Changes in what is measured
The methodology for one of the Doing Business topics -- employing workers -- was updated this year. The assumptions for the standardized case study were changed to refer to a small- to mediumsize company with 60 employees rather than 201. The scope of the question on night and weekly holiday work has been limited to manufacturing activities in which continuous operation is economically necessary. Legally mandated wage premiums for night and weekly holiday work up to a threshold are no longer considered a restriction. In addition, the calculation of the minimum wage ratio was modified to ensure that an economy would not benefit in the scoring from lowering the minimum wage to below $1.25 a day, adjusted for purchasing power parity. This level is consistent with recent adjustments to the absolute poverty line. Finally, the calculation of the redundancy cost was adjusted so that having severance payments or unemployment protections below a certain threshold does not mean a better score for an economy.

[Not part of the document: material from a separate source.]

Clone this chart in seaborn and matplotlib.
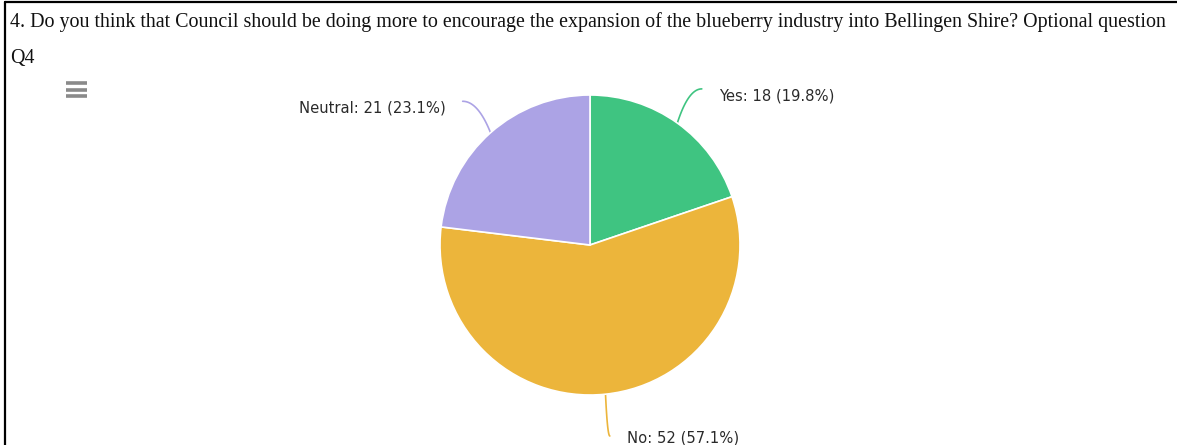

Data challenges and revisions
Most laws and regulations underlying the Doing Business data are available on this website. All the sample surveys and the details underlying the indicators are also published on the website. Questions on the methodology and challenges to data can be submitted through the website’s “Ask a Question” section.
Doing Business publishes 8,967 indicators each year. To create these indicators, the team measures more than 52,000 data points, each of which is made available on the Doing Busines website. Historical data for each indicator and economy are available on the website, beginning with the first year the indicator or economy was included in the report. To provide a comparable time series for research, the data set is backcalculated to adjust for changes in methodology and any revisions in data due to corrections. The website also makes available all original data sets used for background papers. The correction rate between Doing Business 2009 and Doing Business 2010 was 5.5%.
Note: The data for paying taxes refer to January–December 2008.